— Available data —
....

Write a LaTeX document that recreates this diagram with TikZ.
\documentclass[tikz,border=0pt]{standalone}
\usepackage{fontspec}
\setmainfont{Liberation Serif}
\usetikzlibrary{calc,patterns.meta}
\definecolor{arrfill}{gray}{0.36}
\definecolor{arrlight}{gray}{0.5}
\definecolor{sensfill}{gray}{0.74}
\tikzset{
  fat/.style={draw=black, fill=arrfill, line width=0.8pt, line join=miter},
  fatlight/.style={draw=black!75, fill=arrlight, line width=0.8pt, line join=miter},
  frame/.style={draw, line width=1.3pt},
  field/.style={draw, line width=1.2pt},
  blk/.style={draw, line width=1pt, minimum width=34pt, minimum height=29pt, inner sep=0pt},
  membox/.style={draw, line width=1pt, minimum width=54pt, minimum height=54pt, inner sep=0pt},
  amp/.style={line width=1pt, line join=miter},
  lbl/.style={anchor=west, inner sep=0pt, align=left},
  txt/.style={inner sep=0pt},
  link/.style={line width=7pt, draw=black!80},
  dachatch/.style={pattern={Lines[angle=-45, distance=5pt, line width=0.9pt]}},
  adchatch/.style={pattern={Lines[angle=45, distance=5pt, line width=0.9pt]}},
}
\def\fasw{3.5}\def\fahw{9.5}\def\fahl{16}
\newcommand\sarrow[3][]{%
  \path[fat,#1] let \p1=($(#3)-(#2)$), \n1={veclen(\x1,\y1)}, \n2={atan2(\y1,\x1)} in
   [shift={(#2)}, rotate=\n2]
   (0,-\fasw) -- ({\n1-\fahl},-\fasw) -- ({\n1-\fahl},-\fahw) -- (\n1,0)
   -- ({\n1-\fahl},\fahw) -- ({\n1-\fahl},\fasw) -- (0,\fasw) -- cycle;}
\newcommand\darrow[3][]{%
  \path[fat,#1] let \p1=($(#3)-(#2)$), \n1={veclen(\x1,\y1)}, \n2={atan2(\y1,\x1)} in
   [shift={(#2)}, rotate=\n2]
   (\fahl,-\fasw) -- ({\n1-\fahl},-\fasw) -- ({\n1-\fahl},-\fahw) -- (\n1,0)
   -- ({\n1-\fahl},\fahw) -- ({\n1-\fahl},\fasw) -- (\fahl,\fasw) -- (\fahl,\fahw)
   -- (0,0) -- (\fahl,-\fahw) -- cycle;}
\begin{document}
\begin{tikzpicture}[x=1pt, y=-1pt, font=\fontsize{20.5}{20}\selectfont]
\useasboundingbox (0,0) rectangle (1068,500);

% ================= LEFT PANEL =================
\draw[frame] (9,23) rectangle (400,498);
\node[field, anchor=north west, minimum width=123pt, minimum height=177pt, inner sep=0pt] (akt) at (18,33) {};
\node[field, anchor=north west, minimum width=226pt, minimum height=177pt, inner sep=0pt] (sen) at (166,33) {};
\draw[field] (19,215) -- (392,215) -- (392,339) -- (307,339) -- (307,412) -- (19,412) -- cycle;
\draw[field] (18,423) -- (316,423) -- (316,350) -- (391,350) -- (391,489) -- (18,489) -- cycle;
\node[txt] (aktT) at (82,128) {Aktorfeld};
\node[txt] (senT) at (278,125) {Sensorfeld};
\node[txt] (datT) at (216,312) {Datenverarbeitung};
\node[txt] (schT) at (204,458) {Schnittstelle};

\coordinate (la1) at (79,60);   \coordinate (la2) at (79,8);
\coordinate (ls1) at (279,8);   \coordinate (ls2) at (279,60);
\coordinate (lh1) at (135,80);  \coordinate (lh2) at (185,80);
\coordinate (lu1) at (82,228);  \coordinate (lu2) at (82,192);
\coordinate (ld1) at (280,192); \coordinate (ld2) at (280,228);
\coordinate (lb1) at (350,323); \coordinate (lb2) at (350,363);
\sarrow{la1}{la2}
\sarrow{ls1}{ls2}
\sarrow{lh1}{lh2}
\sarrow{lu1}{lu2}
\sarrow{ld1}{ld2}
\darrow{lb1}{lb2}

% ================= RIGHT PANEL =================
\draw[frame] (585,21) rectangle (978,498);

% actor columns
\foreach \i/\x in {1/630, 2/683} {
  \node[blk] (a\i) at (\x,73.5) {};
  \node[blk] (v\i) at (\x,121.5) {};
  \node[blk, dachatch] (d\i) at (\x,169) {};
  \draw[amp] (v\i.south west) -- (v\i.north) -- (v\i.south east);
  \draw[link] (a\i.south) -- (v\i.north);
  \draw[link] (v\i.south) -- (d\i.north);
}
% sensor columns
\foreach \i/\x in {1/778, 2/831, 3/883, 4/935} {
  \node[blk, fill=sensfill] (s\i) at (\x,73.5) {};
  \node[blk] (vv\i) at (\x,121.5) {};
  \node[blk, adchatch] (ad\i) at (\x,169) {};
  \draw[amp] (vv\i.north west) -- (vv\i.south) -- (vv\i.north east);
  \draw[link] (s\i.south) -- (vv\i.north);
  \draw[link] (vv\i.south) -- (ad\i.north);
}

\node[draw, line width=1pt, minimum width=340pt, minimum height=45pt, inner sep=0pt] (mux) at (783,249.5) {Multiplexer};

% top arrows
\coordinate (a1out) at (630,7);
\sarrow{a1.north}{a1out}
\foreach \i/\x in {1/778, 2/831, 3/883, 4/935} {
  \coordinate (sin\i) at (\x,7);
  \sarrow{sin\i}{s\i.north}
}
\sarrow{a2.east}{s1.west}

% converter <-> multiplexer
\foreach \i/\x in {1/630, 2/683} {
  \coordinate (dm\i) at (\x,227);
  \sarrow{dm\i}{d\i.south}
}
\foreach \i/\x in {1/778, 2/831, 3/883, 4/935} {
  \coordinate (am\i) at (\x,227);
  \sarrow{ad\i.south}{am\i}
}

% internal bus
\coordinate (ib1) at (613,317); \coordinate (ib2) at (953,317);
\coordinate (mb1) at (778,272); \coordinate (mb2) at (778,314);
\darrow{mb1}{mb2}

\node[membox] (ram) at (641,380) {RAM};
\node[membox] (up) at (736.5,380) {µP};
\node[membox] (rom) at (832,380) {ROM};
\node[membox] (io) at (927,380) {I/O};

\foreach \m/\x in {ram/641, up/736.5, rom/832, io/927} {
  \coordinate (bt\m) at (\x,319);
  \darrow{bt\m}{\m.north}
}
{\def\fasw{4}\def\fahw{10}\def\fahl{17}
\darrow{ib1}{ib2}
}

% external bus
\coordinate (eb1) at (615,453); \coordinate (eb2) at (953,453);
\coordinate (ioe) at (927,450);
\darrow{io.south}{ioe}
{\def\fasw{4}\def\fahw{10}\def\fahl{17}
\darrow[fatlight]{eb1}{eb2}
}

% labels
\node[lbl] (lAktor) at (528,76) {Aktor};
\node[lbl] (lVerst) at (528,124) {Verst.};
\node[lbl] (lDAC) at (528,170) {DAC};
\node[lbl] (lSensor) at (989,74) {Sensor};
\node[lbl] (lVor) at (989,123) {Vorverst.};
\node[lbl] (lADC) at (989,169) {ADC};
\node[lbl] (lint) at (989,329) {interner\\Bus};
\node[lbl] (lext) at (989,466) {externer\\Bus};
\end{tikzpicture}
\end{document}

....

— What needs to be done —
Word for word, restate all of the data shown above.

— Task output —
Write a LaTeX document that recreates this diagram with TikZ.
\documentclass[tikz,border=0pt]{standalone}
\usepackage{fontspec}
\setmainfont{Liberation Serif}
\usetikzlibrary{calc,patterns.meta}
\definecolor{arrfill}{gray}{0.36}
\definecolor{arrlight}{gray}{0.5}
\definecolor{sensfill}{gray}{0.74}
\tikzset{
  fat/.style={draw=black, fill=arrfill, line width=0.8pt, line join=miter},
  fatlight/.style={draw=black!75, fill=arrlight, line width=0.8pt, line join=miter},
  frame/.style={draw, line width=1.3pt},
  field/.style={draw, line width=1.2pt},
  blk/.style={draw, line width=1pt, minimum width=34pt, minimum height=29pt, inner sep=0pt},
  membox/.style={draw, line width=1pt, minimum width=54pt, minimum height=54pt, inner sep=0pt},
  amp/.style={line width=1pt, line join=miter},
  lbl/.style={anchor=west, inner sep=0pt, align=left},
  txt/.style={inner sep=0pt},
  link/.style={line width=7pt, draw=black!80},
  dachatch/.style={pattern={Lines[angle=-45, distance=5pt, line width=0.9pt]}},
  adchatch/.style={pattern={Lines[angle=45, distance=5pt, line width=0.9pt]}},
}
\def\fasw{3.5}\def\fahw{9.5}\def\fahl{16}
\newcommand\sarrow[3][]{%
  \path[fat,#1] let \p1=($(#3)-(#2)$), \n1={veclen(\x1,\y1)}, \n2={atan2(\y1,\x1)} in
   [shift={(#2)}, rotate=\n2]
   (0,-\fasw) -- ({\n1-\fahl},-\fasw) -- ({\n1-\fahl},-\fahw) -- (\n1,0)
   -- ({\n1-\fahl},\fahw) -- ({\n1-\fahl},\fasw) -- (0,\fasw) -- cycle;}
\newcommand\darrow[3][]{%
  \path[fat,#1] let \p1=($(#3)-(#2)$), \n1={veclen(\x1,\y1)}, \n2={atan2(\y1,\x1)} in
   [shift={(#2)}, rotate=\n2]
   (\fahl,-\fasw) -- ({\n1-\fahl},-\fasw) -- ({\n1-\fahl},-\fahw) -- (\n1,0)
   -- ({\n1-\fahl},\fahw) -- ({\n1-\fahl},\fasw) -- (\fahl,\fasw) -- (\fahl,\fahw)
   -- (0,0) -- (\fahl,-\fahw) -- cycle;}
\begin{document}
\begin{tikzpicture}[x=1pt, y=-1pt, font=\fontsize{20.5}{20}\selectfont]
\useasboundingbox (0,0) rectangle (1068,500);

% ================= LEFT PANEL =================
\draw[frame] (9,23) rectangle (400,498);
\node[field, anchor=north west, minimum width=123pt, minimum height=177pt, inner sep=0pt] (akt) at (18,33) {};
\node[field, anchor=north west, minimum width=226pt, minimum height=177pt, inner sep=0pt] (sen) at (166,33) {};
\draw[field] (19,215) -- (392,215) -- (392,339) -- (307,339) -- (307,412) -- (19,412) -- cycle;
\draw[field] (18,423) -- (316,423) -- (316,350) -- (391,350) -- (391,489) -- (18,489) -- cycle;
\node[txt] (aktT) at (82,128) {Aktorfeld};
\node[txt] (senT) at (278,125) {Sensorfeld};
\node[txt] (datT) at (216,312) {Datenverarbeitung};
\node[txt] (schT) at (204,458) {Schnittstelle};

\coordinate (la1) at (79,60);   \coordinate (la2) at (79,8);
\coordinate (ls1) at (279,8);   \coordinate (ls2) at (279,60);
\coordinate (lh1) at (135,80);  \coordinate (lh2) at (185,80);
\coordinate (lu1) at (82,228);  \coordinate (lu2) at (82,192);
\coordinate (ld1) at (280,192); \coordinate (ld2) at (280,228);
\coordinate (lb1) at (350,323); \coordinate (lb2) at (350,363);
\sarrow{la1}{la2}
\sarrow{ls1}{ls2}
\sarrow{lh1}{lh2}
\sarrow{lu1}{lu2}
\sarrow{ld1}{ld2}
\darrow{lb1}{lb2}

% ================= RIGHT PANEL =================
\draw[frame] (585,21) rectangle (978,498);

% actor columns
\foreach \i/\x in {1/630, 2/683} {
  \node[blk] (a\i) at (\x,73.5) {};
  \node[blk] (v\i) at (\x,121.5) {};
  \node[blk, dachatch] (d\i) at (\x,169) {};
  \draw[amp] (v\i.south west) -- (v\i.north) -- (v\i.south east);
  \draw[link] (a\i.south) -- (v\i.north);
  \draw[link] (v\i.south) -- (d\i.north);
}
% sensor columns
\foreach \i/\x in {1/778, 2/831, 3/883, 4/935} {
  \node[blk, fill=sensfill] (s\i) at (\x,73.5) {};
  \node[blk] (vv\i) at (\x,121.5) {};
  \node[blk, adchatch] (ad\i) at (\x,169) {};
  \draw[amp] (vv\i.north west) -- (vv\i.south) -- (vv\i.north east);
  \draw[link] (s\i.south) -- (vv\i.north);
  \draw[link] (vv\i.south) -- (ad\i.north);
}

\node[draw, line width=1pt, minimum width=340pt, minimum height=45pt, inner sep=0pt] (mux) at (783,249.5) {Multiplexer};

% top arrows
\coordinate (a1out) at (630,7);
\sarrow{a1.north}{a1out}
\foreach \i/\x in {1/778, 2/831, 3/883, 4/935} {
  \coordinate (sin\i) at (\x,7);
  \sarrow{sin\i}{s\i.north}
}
\sarrow{a2.east}{s1.west}

% converter <-> multiplexer
\foreach \i/\x in {1/630, 2/683} {
  \coordinate (dm\i) at (\x,227);
  \sarrow{dm\i}{d\i.south}
}
\foreach \i/\x in {1/778, 2/831, 3/883, 4/935} {
  \coordinate (am\i) at (\x,227);
  \sarrow{ad\i.south}{am\i}
}

% internal bus
\coordinate (ib1) at (613,317); \coordinate (ib2) at (953,317);
\coordinate (mb1) at (778,272); \coordinate (mb2) at (778,314);
\darrow{mb1}{mb2}

\node[membox] (ram) at (641,380) {RAM};
\node[membox] (up) at (736.5,380) {µP};
\node[membox] (rom) at (832,380) {ROM};
\node[membox] (io) at (927,380) {I/O};

\foreach \m/\x in {ram/641, up/736.5, rom/832, io/927} {
  \coordinate (bt\m) at (\x,319);
  \darrow{bt\m}{\m.north}
}
{\def\fasw{4}\def\fahw{10}\def\fahl{17}
\darrow{ib1}{ib2}
}

% external bus
\coordinate (eb1) at (615,453); \coordinate (eb2) at (953,453);
\coordinate (ioe) at (927,450);
\darrow{io.south}{ioe}
{\def\fasw{4}\def\fahw{10}\def\fahl{17}
\darrow[fatlight]{eb1}{eb2}
}

% labels
\node[lbl] (lAktor) at (528,76) {Aktor};
\node[lbl] (lVerst) at (528,124) {Verst.};
\node[lbl] (lDAC) at (528,170) {DAC};
\node[lbl] (lSensor) at (989,74) {Sensor};
\node[lbl] (lVor) at (989,123) {Vorverst.};
\node[lbl] (lADC) at (989,169) {ADC};
\node[lbl] (lint) at (989,329) {interner\\Bus};
\node[lbl] (lext) at (989,466) {externer\\Bus};
\end{tikzpicture}
\end{document}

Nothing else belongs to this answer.